◆ Source records ◆

-- start --

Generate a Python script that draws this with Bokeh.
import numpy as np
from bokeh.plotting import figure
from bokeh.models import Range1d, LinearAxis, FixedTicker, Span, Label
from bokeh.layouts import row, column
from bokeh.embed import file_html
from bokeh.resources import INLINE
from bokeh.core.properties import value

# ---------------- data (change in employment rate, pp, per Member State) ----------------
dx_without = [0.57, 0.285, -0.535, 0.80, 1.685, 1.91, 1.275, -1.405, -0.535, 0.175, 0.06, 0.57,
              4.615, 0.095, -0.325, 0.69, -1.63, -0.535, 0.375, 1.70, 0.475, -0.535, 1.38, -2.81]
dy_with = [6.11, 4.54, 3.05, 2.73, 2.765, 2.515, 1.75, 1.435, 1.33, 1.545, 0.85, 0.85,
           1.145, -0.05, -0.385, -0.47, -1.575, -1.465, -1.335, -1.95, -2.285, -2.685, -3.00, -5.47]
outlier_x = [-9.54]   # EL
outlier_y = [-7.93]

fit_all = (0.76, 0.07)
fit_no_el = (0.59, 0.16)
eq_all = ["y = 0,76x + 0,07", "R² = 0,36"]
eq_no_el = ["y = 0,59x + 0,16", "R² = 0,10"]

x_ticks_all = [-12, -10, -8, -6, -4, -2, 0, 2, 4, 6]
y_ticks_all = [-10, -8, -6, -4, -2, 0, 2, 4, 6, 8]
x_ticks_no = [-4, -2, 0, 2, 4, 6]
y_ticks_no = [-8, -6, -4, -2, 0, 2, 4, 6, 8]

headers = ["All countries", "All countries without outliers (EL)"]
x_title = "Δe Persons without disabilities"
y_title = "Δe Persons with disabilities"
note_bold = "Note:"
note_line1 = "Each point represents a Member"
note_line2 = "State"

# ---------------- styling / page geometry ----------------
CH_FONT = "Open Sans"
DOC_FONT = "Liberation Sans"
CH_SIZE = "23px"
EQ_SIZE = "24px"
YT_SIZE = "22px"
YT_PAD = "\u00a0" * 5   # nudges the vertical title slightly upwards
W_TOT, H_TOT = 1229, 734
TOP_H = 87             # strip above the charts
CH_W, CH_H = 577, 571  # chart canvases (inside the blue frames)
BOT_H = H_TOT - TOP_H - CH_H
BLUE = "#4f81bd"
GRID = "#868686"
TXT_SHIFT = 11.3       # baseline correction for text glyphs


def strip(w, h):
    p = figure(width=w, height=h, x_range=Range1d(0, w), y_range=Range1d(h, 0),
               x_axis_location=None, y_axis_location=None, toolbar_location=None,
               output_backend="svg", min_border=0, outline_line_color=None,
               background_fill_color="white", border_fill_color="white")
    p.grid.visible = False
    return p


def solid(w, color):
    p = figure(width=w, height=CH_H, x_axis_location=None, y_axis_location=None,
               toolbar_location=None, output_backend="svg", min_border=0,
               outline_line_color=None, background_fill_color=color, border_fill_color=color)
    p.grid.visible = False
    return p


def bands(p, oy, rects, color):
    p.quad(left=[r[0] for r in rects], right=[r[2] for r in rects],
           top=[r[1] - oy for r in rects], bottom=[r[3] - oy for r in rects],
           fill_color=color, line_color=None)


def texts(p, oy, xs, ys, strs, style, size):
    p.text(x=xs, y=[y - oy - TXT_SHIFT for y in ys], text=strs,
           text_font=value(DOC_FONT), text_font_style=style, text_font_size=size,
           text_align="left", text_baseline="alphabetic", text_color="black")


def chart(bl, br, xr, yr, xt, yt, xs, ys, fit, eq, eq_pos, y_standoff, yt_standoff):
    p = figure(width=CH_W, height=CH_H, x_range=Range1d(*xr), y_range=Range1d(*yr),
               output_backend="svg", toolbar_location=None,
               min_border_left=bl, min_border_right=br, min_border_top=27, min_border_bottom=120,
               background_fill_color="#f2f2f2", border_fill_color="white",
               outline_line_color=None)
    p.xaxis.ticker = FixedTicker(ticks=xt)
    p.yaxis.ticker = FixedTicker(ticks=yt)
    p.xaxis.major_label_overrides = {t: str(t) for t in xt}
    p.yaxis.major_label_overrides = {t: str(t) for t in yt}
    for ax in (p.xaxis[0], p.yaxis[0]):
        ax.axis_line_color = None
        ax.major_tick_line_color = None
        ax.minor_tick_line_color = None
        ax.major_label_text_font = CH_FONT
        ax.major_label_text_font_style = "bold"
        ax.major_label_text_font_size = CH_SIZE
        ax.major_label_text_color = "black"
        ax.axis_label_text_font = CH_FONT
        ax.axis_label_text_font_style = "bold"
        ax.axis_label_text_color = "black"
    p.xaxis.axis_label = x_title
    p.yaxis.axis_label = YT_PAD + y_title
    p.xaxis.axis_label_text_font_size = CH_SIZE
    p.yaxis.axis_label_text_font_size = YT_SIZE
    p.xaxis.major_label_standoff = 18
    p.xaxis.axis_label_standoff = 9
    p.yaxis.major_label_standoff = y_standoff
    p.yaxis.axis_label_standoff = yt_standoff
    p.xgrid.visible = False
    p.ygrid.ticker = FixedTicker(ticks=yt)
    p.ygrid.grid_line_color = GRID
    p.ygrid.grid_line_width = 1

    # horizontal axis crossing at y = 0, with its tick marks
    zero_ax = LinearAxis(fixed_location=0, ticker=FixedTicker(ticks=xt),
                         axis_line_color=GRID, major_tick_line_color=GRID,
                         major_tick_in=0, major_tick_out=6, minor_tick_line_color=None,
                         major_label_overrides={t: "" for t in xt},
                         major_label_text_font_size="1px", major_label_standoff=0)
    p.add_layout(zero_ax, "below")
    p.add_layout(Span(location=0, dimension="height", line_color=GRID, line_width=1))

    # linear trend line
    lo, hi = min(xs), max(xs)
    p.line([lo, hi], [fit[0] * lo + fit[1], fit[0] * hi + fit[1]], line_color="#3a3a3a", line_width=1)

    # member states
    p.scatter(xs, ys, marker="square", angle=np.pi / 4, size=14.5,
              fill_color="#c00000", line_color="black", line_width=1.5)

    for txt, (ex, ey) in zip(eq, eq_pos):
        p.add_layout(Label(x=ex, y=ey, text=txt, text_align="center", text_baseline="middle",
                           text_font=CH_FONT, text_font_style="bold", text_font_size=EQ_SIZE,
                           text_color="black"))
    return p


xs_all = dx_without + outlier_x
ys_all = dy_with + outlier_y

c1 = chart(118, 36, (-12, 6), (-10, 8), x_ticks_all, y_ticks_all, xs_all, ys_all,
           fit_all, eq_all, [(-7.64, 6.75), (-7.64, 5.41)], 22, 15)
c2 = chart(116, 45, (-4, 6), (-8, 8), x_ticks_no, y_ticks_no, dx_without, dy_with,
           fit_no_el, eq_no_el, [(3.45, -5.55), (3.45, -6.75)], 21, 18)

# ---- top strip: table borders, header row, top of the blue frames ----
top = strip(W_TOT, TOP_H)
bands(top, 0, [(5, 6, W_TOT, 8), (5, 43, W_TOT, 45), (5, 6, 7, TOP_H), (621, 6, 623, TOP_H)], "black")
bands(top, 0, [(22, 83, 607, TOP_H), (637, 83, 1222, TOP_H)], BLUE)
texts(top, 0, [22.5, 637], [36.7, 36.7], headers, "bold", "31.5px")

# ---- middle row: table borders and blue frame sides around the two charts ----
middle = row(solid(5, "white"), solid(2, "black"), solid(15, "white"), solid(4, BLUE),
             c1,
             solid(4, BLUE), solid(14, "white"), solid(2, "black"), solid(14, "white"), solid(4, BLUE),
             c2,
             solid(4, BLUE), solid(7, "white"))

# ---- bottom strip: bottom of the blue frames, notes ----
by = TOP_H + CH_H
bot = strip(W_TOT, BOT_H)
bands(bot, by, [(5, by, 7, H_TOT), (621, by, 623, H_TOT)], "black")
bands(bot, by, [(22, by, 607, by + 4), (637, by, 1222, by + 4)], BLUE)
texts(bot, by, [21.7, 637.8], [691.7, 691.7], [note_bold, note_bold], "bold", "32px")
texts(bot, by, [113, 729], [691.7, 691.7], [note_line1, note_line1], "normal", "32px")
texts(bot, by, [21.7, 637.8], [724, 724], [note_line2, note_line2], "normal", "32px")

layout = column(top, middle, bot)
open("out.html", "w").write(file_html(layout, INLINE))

-- end --
-- start --

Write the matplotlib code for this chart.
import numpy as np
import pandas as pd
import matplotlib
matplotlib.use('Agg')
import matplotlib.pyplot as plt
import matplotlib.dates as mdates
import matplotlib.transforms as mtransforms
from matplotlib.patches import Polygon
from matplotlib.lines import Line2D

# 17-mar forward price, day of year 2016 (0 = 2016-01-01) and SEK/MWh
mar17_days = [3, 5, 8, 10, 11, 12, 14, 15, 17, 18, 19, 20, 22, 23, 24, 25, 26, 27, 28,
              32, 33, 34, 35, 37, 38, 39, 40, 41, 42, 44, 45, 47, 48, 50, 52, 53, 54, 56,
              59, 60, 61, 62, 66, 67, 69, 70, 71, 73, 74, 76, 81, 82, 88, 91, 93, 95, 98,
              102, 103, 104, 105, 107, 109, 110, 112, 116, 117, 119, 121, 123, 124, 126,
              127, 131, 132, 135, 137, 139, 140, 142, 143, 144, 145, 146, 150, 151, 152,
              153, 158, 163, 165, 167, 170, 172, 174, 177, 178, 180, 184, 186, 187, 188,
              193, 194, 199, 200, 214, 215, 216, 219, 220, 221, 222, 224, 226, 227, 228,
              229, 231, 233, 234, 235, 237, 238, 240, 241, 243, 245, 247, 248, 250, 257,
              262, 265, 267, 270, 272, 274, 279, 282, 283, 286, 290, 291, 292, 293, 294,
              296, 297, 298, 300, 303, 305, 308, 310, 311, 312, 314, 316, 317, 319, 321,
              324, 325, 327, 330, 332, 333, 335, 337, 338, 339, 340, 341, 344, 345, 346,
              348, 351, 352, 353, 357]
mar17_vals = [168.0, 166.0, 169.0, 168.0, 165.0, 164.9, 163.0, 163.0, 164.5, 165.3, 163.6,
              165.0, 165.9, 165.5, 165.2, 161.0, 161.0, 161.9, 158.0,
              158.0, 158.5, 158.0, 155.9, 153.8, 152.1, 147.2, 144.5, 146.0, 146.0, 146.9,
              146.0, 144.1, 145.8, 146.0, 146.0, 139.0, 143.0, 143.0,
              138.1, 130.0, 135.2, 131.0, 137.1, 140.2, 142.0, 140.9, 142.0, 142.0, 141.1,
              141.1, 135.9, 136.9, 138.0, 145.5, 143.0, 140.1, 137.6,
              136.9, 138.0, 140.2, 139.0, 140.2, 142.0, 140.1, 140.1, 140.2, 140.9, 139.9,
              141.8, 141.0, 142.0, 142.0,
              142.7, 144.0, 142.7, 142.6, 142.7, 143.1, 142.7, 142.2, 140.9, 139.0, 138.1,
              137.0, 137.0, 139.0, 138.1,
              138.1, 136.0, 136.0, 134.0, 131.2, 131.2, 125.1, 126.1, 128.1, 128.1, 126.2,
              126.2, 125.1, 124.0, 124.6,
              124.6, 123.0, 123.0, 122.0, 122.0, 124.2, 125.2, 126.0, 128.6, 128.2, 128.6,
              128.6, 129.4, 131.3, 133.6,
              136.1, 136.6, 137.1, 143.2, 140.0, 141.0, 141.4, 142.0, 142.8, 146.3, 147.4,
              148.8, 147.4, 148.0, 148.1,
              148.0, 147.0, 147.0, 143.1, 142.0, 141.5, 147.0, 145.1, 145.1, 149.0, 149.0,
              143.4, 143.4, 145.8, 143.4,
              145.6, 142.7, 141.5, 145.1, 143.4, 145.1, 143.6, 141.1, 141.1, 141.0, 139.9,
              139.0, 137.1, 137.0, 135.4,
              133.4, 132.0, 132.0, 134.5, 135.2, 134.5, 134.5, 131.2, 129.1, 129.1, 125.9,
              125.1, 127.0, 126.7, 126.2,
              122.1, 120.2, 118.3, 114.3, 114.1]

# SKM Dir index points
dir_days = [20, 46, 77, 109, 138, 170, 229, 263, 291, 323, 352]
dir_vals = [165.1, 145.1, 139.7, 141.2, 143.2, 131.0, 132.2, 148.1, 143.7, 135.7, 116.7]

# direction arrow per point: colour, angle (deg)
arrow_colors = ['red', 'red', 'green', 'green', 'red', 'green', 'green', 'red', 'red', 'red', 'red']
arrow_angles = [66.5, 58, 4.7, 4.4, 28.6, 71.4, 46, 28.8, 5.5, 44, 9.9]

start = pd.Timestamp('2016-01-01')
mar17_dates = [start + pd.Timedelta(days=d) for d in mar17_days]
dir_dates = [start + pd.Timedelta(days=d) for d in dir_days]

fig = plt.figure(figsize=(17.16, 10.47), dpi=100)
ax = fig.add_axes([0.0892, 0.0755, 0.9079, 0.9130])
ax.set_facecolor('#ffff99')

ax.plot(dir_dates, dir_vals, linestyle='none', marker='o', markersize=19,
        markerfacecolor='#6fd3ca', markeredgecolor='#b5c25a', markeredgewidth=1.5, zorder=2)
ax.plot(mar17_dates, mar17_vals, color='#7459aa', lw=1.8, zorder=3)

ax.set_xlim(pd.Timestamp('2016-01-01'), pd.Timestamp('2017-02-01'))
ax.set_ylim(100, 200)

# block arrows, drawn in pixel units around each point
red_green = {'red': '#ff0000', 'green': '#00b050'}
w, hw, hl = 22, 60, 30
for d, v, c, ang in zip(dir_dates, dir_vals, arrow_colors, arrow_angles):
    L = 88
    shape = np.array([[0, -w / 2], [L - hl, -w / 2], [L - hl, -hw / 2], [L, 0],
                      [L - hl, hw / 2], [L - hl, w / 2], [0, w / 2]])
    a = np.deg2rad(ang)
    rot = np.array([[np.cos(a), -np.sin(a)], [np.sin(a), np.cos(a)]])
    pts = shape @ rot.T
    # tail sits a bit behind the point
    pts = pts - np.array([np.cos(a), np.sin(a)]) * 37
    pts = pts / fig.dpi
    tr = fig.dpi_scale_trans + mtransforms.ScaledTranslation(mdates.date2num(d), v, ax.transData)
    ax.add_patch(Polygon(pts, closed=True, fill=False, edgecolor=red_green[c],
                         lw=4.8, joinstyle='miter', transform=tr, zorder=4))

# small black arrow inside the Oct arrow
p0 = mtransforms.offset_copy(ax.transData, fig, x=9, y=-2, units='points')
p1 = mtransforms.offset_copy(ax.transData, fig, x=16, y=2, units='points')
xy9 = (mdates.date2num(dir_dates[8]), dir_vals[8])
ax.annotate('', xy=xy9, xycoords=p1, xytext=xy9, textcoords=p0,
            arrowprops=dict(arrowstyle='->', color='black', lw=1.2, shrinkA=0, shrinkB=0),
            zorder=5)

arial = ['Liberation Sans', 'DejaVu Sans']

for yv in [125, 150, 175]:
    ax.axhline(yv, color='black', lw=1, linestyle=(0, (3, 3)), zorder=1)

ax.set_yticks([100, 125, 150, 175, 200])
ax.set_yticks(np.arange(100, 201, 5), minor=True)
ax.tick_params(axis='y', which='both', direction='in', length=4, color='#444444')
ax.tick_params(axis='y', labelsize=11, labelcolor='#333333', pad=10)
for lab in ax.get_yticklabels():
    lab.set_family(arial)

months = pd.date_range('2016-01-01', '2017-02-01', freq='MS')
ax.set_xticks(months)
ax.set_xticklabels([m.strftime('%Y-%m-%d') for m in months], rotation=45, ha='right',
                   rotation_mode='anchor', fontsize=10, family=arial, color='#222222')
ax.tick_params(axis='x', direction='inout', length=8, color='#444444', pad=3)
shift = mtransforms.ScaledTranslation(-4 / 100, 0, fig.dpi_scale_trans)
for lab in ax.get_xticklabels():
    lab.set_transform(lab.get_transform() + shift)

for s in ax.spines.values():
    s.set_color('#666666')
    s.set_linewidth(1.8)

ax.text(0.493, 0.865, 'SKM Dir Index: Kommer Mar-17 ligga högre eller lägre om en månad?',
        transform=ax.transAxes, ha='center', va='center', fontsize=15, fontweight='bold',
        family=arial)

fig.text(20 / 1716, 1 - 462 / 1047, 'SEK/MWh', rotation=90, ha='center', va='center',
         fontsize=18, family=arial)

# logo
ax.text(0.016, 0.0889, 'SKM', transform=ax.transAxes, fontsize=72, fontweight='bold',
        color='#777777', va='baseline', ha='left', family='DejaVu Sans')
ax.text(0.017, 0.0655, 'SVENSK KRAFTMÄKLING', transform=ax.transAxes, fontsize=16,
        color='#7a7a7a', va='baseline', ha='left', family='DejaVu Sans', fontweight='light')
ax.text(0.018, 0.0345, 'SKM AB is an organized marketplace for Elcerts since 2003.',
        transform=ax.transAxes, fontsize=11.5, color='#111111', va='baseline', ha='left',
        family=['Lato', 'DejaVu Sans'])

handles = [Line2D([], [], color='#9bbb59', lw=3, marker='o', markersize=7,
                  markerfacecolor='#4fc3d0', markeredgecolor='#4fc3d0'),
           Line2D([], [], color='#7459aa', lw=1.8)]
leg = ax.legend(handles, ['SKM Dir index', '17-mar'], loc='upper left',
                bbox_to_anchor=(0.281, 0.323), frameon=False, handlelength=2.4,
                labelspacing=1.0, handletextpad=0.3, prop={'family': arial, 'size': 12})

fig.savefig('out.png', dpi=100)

-- end --
-- start --

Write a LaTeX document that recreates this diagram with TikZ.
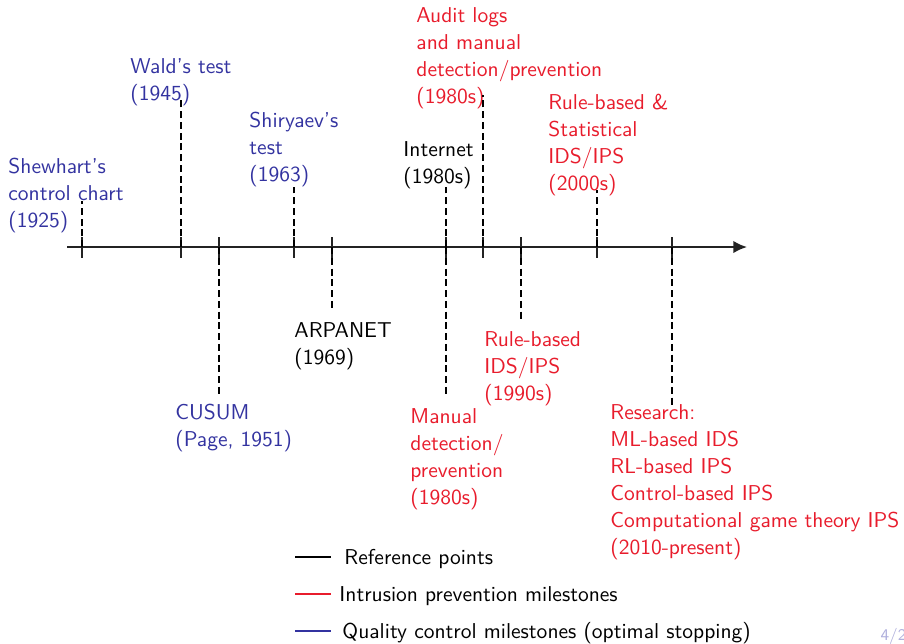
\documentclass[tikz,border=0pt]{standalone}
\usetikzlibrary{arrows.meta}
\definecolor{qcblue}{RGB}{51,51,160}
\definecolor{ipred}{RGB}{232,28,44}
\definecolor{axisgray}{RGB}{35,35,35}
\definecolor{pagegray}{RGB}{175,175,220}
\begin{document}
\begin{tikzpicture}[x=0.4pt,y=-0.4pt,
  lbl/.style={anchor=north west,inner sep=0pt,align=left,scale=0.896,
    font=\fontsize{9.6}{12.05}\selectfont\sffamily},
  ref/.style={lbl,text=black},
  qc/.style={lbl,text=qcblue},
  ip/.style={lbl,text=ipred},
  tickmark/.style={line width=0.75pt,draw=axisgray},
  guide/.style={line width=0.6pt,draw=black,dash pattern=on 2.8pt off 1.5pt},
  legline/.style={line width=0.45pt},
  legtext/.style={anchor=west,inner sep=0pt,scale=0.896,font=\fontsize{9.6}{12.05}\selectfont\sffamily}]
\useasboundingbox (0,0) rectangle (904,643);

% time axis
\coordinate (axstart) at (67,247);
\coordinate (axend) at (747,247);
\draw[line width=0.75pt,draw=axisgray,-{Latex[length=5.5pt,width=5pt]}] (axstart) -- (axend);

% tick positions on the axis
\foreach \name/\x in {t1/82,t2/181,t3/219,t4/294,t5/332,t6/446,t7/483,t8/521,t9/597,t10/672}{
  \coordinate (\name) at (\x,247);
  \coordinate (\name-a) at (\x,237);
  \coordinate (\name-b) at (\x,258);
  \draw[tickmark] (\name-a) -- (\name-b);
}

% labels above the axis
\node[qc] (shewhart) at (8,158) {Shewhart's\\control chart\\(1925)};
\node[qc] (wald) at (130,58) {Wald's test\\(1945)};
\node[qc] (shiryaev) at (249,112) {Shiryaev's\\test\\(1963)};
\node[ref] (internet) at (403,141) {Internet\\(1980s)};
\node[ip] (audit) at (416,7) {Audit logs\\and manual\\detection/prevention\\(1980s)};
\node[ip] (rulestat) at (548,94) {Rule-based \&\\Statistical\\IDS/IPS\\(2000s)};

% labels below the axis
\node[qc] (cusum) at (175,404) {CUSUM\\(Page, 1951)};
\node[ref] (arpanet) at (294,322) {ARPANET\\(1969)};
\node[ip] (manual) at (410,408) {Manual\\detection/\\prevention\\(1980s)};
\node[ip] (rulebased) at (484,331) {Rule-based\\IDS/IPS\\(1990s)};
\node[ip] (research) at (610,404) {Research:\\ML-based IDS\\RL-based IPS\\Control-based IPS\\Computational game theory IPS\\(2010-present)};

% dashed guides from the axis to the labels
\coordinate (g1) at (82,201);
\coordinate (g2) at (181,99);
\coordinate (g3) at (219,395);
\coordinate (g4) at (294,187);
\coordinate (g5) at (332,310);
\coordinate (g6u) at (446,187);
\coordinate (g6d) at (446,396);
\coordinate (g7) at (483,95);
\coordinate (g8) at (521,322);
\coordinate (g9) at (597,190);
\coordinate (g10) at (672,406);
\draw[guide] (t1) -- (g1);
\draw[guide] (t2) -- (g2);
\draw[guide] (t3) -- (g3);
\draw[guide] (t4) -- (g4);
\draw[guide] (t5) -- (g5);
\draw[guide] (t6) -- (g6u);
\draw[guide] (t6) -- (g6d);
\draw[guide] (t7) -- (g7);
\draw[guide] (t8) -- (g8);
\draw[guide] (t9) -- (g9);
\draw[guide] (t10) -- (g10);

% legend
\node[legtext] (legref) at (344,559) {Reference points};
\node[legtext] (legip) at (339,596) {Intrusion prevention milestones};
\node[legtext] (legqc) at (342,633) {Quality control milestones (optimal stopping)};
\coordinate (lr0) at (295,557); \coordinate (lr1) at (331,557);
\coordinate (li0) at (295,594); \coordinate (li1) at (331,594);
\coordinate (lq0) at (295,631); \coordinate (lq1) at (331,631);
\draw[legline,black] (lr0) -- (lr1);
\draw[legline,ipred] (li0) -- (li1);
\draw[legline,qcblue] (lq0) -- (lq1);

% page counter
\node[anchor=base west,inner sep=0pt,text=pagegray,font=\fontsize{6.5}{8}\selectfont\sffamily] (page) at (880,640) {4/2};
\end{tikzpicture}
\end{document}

-- end --

◆ Stated task ◆
Lines from the one with "Write a LaTeX" through the one with "(axstart) -- (axend);" are the only ones to quote. Quote them exactly and leave out pictures.

◆ Response to this exercise ◆
Write a LaTeX document that recreates this diagram with TikZ.
\documentclass[tikz,border=0pt]{standalone}
\usetikzlibrary{arrows.meta}
\definecolor{qcblue}{RGB}{51,51,160}
\definecolor{ipred}{RGB}{232,28,44}
\definecolor{axisgray}{RGB}{35,35,35}
\definecolor{pagegray}{RGB}{175,175,220}
\begin{document}
\begin{tikzpicture}[x=0.4pt,y=-0.4pt,
  lbl/.style={anchor=north west,inner sep=0pt,align=left,scale=0.896,
    font=\fontsize{9.6}{12.05}\selectfont\sffamily},
  ref/.style={lbl,text=black},
  qc/.style={lbl,text=qcblue},
  ip/.style={lbl,text=ipred},
  tickmark/.style={line width=0.75pt,draw=axisgray},
  guide/.style={line width=0.6pt,draw=black,dash pattern=on 2.8pt off 1.5pt},
  legline/.style={line width=0.45pt},
  legtext/.style={anchor=west,inner sep=0pt,scale=0.896,font=\fontsize{9.6}{12.05}\selectfont\sffamily}]
\useasboundingbox (0,0) rectangle (904,643);

% time axis
\coordinate (axstart) at (67,247);
\coordinate (axend) at (747,247);
\draw[line width=0.75pt,draw=axisgray,-{Latex[length=5.5pt,width=5pt]}] (axstart) -- (axend);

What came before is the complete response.